Wardruna (© Stefan Bollmann)

Und Schwenk zurück wieder zur Agra-Halle. Mit der letzten Band des Abends ging es wieder ruhiger zu als bei Oomph! und FLA, sozusagen zum Beruhigen nach all den schnellen, aufregenden Klänge. Wardruna, das Ritual-Folk-Projekt von Einar Selvik aus Norwegen spielten ihre Interpretation alter skandinavischer Musik. Natürlich wurden für die spirituell-schamanistischen Klänge Instrumente nach historischem Vorbild verwendet.

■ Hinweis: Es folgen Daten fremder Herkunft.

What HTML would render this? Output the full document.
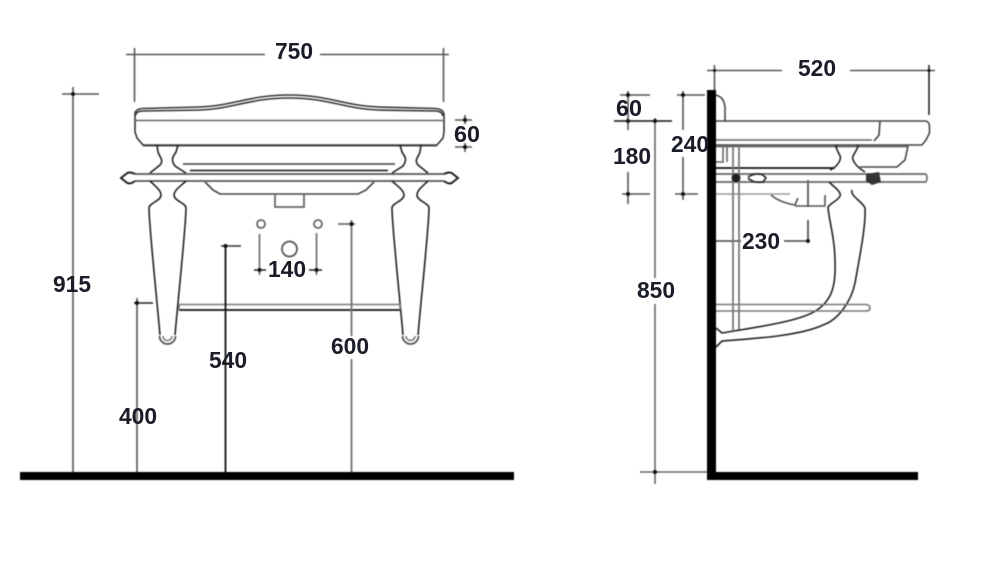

Die Show setzte dabei weniger auf optische Reize, sondern konzentrierte sich ganz auf die ungewöhnliche und besondere Musik. Mit den uralten Klängen Wardrunas ging der zweite Abend des Wave-Gotik-Treffens zu Ende.

LICTD (© Stefan Bollmann)

In der Stadt hingegen wurden wie an jedem Abend alle Szeneclubs noch bis zum Morgengrauen von Treffen-Besuchern gestürmt. Hatten sich doch eine Menge prominenter Szene-DJs angesagt. Als einer davon fungierte Ralf Donis, der zusammen mit Mike Hartung im Ilses Erika  die Leipziger Kult-Formation Love Is Colder Than Death (oder kurz LICTD) wieder reanimierte. Von den Heavenly-Voices- und Neoclassic-Pionieren gab es ja schon lange kein Lebenszeichen mehr. Donis hatte die Band darüber hinaus ja schon in den 90ern verlassen, um sich seiner Formation Think About Mutation zu widmen. Nun also so eine Art spezieller Revival-Abend mit den beiden. Der Tanzkeller von Ilses Erika ließ in seinem Füllgrad selbst die Tokyoter U-Bahn wie eine menschenleere Idylle erscheinen. Oder anders gesagt: Wenn man den Inhalt von drei Sardinenbüchsen nimmt und ihn in eine davon hineinpresst, ist das Ergebnis nicht nur eine Sauerei erster Güte, sondern beschreibt auch das nicht mehr vorhandene Platzangebot ganz entfernt.  Den beiden Musikern auf der Minibühne ging es noch vergleichsweise gut. Sie legten ein Set aus alten Stücken auf, umrahmt von der humorigen Anmoderation Ralf Donis‘. Für mich Zeit, aus der Menschenquetschmaschine zu entkommen und den zweiten Tag damit zu beschließen.